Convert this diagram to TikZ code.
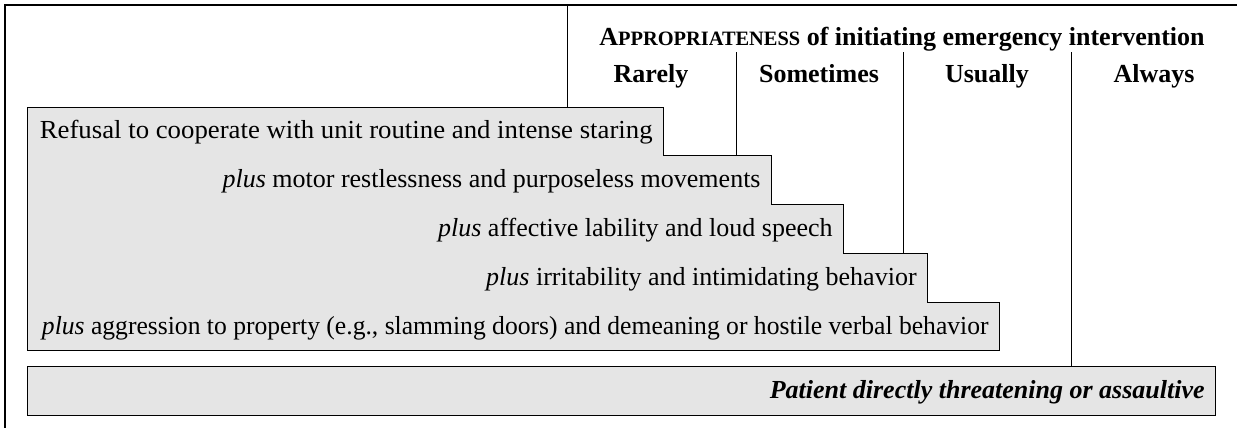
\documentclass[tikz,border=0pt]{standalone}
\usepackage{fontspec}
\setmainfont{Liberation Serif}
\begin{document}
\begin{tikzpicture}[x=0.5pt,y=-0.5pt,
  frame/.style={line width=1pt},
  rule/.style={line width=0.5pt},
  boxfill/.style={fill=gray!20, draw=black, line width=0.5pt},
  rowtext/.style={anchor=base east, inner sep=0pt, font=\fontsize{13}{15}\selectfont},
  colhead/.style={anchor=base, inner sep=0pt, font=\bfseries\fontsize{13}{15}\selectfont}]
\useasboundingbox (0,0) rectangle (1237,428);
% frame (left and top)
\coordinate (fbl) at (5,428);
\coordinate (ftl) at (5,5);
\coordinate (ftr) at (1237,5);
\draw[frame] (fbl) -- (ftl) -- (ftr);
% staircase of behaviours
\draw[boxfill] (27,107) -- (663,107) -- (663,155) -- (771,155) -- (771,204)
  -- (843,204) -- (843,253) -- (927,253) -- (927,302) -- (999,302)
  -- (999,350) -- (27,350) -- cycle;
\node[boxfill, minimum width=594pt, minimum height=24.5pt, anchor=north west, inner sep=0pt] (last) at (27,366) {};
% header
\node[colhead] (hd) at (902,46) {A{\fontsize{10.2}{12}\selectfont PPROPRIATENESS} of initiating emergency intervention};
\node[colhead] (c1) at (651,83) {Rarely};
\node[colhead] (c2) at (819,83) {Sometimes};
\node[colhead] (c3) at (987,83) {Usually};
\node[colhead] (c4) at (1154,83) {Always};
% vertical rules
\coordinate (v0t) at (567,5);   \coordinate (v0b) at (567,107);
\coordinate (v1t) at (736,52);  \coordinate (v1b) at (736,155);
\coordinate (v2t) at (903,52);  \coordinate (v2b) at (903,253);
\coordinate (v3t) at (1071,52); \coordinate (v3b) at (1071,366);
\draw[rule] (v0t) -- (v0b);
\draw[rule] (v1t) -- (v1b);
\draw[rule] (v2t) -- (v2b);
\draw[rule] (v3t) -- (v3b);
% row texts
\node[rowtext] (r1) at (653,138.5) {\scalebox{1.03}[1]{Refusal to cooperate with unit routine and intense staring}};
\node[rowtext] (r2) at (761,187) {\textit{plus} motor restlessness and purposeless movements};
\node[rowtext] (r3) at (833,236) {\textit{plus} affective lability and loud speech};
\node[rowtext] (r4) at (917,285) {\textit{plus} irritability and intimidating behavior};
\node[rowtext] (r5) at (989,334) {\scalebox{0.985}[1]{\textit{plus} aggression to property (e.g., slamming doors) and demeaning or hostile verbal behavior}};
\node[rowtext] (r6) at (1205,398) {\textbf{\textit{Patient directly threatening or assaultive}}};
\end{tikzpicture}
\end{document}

Directions → Print the listing above in full, exactly as written. Omit any pictures.

Exercise response →
Convert this diagram to TikZ code.
\documentclass[tikz,border=0pt]{standalone}
\usepackage{fontspec}
\setmainfont{Liberation Serif}
\begin{document}
\begin{tikzpicture}[x=0.5pt,y=-0.5pt,
  frame/.style={line width=1pt},
  rule/.style={line width=0.5pt},
  boxfill/.style={fill=gray!20, draw=black, line width=0.5pt},
  rowtext/.style={anchor=base east, inner sep=0pt, font=\fontsize{13}{15}\selectfont},
  colhead/.style={anchor=base, inner sep=0pt, font=\bfseries\fontsize{13}{15}\selectfont}]
\useasboundingbox (0,0) rectangle (1237,428);
% frame (left and top)
\coordinate (fbl) at (5,428);
\coordinate (ftl) at (5,5);
\coordinate (ftr) at (1237,5);
\draw[frame] (fbl) -- (ftl) -- (ftr);
% staircase of behaviours
\draw[boxfill] (27,107) -- (663,107) -- (663,155) -- (771,155) -- (771,204)
  -- (843,204) -- (843,253) -- (927,253) -- (927,302) -- (999,302)
  -- (999,350) -- (27,350) -- cycle;
\node[boxfill, minimum width=594pt, minimum height=24.5pt, anchor=north west, inner sep=0pt] (last) at (27,366) {};
% header
\node[colhead] (hd) at (902,46) {A{\fontsize{10.2}{12}\selectfont PPROPRIATENESS} of initiating emergency intervention};
\node[colhead] (c1) at (651,83) {Rarely};
\node[colhead] (c2) at (819,83) {Sometimes};
\node[colhead] (c3) at (987,83) {Usually};
\node[colhead] (c4) at (1154,83) {Always};
% vertical rules
\coordinate (v0t) at (567,5);   \coordinate (v0b) at (567,107);
\coordinate (v1t) at (736,52);  \coordinate (v1b) at (736,155);
\coordinate (v2t) at (903,52);  \coordinate (v2b) at (903,253);
\coordinate (v3t) at (1071,52); \coordinate (v3b) at (1071,366);
\draw[rule] (v0t) -- (v0b);
\draw[rule] (v1t) -- (v1b);
\draw[rule] (v2t) -- (v2b);
\draw[rule] (v3t) -- (v3b);
% row texts
\node[rowtext] (r1) at (653,138.5) {\scalebox{1.03}[1]{Refusal to cooperate with unit routine and intense staring}};
\node[rowtext] (r2) at (761,187) {\textit{plus} motor restlessness and purposeless movements};
\node[rowtext] (r3) at (833,236) {\textit{plus} affective lability and loud speech};
\node[rowtext] (r4) at (917,285) {\textit{plus} irritability and intimidating behavior};
\node[rowtext] (r5) at (989,334) {\scalebox{0.985}[1]{\textit{plus} aggression to property (e.g., slamming doors) and demeaning or hostile verbal behavior}};
\node[rowtext] (r6) at (1205,398) {\textbf{\textit{Patient directly threatening or assaultive}}};
\end{tikzpicture}
\end{document}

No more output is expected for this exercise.